Unilever’s largest R&D centre was named after the brand as Port Sunlight.

Within four years, a large container with crates of soap bars embossed with the words ‘Made in England by Lever Brothers’ landed up at the Kolkata harbour.

It was first imported and sold through visits by executives from England, before representatives in the port cities of India were assigned to sell it along with Lifebuoy and other soaps.

THEN AND NOW: The world’s first branded and packaged soap has changed form in India. It was a popular laundry cake to begin with.

However, with the change in consumer preference at the turn of this century for powder detergent, Sunlight lost its relevance and Unilever in India (as HLL then) relegated it to the background, and at a point of time, even discontinued it.

For competition from home-grown brands such as Nirma, the company positioned Wheel as its power brand and not Sunlight. Detergents became cheaper as well, further hampering the sale of the brand.

But it was revived in 2004 in a new avatar of the detergent powder in Kerala and West Bengal, priced above Wheel and below Rin.

The brand got a further boost when HUL renewed focus in 2008-09 on regional brands, replacing the earlier power-brand strategy, which had allowed local competition to assail the company’s rural and small-town appeal.

Since then, regional multimedia ad campaigns have also been released for the brand.

The laundry soap, a cheaper version, is still present in coastal India.

It is positioned as with the benefits of brightness and colour protection.

The brand is present in different countries in different forms -- as a bath soap in Australia, dish cleaning liquid in South America etc.

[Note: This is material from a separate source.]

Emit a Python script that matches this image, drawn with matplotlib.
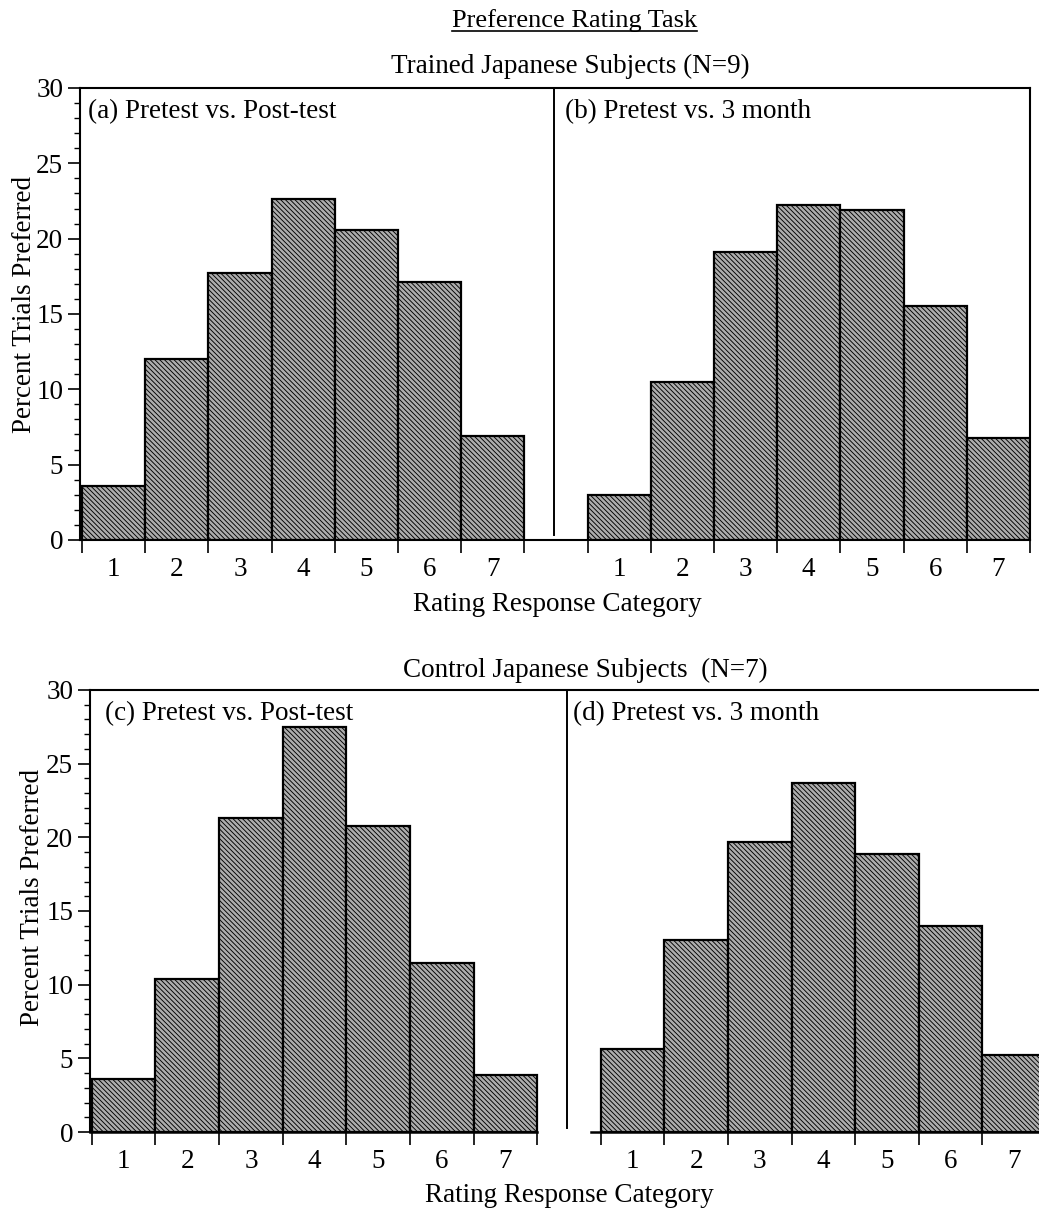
import numpy as np
import matplotlib
matplotlib.use("Agg")
import matplotlib.pyplot as plt
from matplotlib.ticker import MultipleLocator, FixedLocator, FixedFormatter, NullFormatter
from matplotlib.lines import Line2D

# values (percent of trials)
categories = [1, 2, 3, 4, 5, 6, 7]
tick_labels = ["1", "2", "3", "4", "5", "6", "7"]
trained_post = [3.6, 12.0, 17.7, 22.6, 20.6, 17.1, 6.9]
trained_3mo = [3.0, 10.5, 19.1, 22.2, 21.9, 15.5, 6.8]
control_post = [3.6, 10.4, 21.3, 27.5, 20.8, 11.5, 3.9]
control_3mo = [5.6, 13.0, 19.7, 23.7, 18.9, 14.0, 5.2]

plt.rcParams['font.family'] = 'serif'
plt.rcParams['font.serif'] = ['Liberation Serif', 'DejaVu Serif']
plt.rcParams['hatch.linewidth'] = 0.65

FS = 19.5
OFFSET = 8  # second histogram sits 8 categories to the right

fig = plt.figure(figsize=(10.39, 12.12), dpi=100)
axTop = fig.add_axes([0.077, 0.5545, 0.9143, 0.3729])
axBot = fig.add_axes([0.0866, 0.066, 0.9134, 0.3647])


def drawRow(ax, leftVals, rightVals, leftName, rightName, xmax, nameX):
    cats = np.array(categories)
    for pos, vals in [(cats, leftVals), (cats + OFFSET, rightVals)]:
        ax.bar(pos, vals, width=1.0, facecolor='#adadad', edgecolor='black',
               linewidth=1.6, hatch='\\' * 7, zorder=2)
    ax.axvline(OFFSET - 0.03, ymin=0.01, ymax=1, color='black', lw=1.4)
    ax.set_ylim(0, 30)
    ax.set_xlim(0.47, xmax)

    ax.yaxis.set_major_locator(MultipleLocator(5))
    ax.yaxis.set_minor_locator(MultipleLocator(1))
    ax.tick_params(axis='y', which='major', length=9, width=1.2, direction='out',
                   labelsize=FS, pad=3)
    ax.tick_params(axis='y', which='minor', length=4, width=1.0, direction='out')

    edges = [c - 0.5 for c in categories] + [categories[-1] + 0.5]
    edges = edges + [e + OFFSET for e in edges]
    ax.xaxis.set_major_locator(FixedLocator(edges))
    ax.xaxis.set_major_formatter(NullFormatter())
    centers = list(categories) + [c + OFFSET for c in categories]
    ax.xaxis.set_minor_locator(FixedLocator(centers))
    ax.xaxis.set_minor_formatter(FixedFormatter(tick_labels + tick_labels))
    ax.tick_params(axis='x', which='major', length=9, width=1.2, direction='out')
    ax.tick_params(axis='x', which='minor', length=0, labelsize=FS, pad=12)

    for s in ax.spines.values():
        s.set_linewidth(1.5)

    # panel names: data x, axes y
    ax.text(nameX[0], 0.975, leftName, transform=ax.get_xaxis_transform(),
            fontsize=FS, va='top', ha='left')
    ax.text(nameX[1], 0.975, rightName, transform=ax.get_xaxis_transform(),
            fontsize=FS, va='top', ha='left')
    ax.set_ylabel("Percent Trials Preferred", fontsize=FS)
    ax.set_xlabel("Rating Response Category", fontsize=FS)


drawRow(axTop, trained_post, trained_3mo,
        "(a) Pretest vs. Post-test", "(b) Pretest vs. 3 month", 15.5, (0.6, 8.15))
drawRow(axBot, control_post, control_3mo,
        "(c) Pretest vs. Post-test", "(d) Pretest vs. 3 month", 15.39, (0.7, 8.07))

axTop.yaxis.set_label_coords(-0.045, 0.52)
axTop.xaxis.set_label_coords(0.503, -0.115)
axBot.yaxis.set_label_coords(-0.047, 0.53)
axBot.xaxis.set_label_coords(0.505, -0.115)

# bottom row: no right spine, base line broken at the separator
axBot.spines['right'].set_visible(False)
axBot.spines['bottom'].set_visible(False)
axBot.plot([0.47, 7.5], [0, 0], color='black', lw=1.8, clip_on=False, zorder=3)
axBot.plot([8.35, 15.39], [0, 0], color='black', lw=1.8, clip_on=False, zorder=3)

title = fig.text(0.553, 0.983, "Preference Rating Task", fontsize=19, ha='center', va='center')
fig.text(0.549, 0.945, "Trained Japanese Subjects (N=9)", fontsize=FS, ha='center', va='center')
fig.text(0.563, 0.447, "Control Japanese Subjects  (N=7)", fontsize=FS, ha='center', va='center')

fig.canvas.draw()
bb = title.get_window_extent(fig.canvas.get_renderer())
bb = bb.transformed(fig.transFigure.inverted())
fig.add_artist(Line2D([bb.x0, bb.x1], [bb.y0 + 0.001, bb.y0 + 0.001],
                      transform=fig.transFigure, color='black', lw=1.2))

fig.savefig("out.png", dpi=100)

NAMES BEHIND THE BRAND: The MD and CEO Nitin Paranjpe’s efforts at reclaiming lost ground with a regional focus played a role in reviving the brand

REINVENTED?: The brand had a wider market after its arrival, a century ago, but is now concentrated in two states of India. Branding, too, is done at a regional level even though it has a specific positioning of colour protection.

The column, 50&Counting, will chronicle brands which have survived for 50 years and more in India.

We decipher their good times and bad times.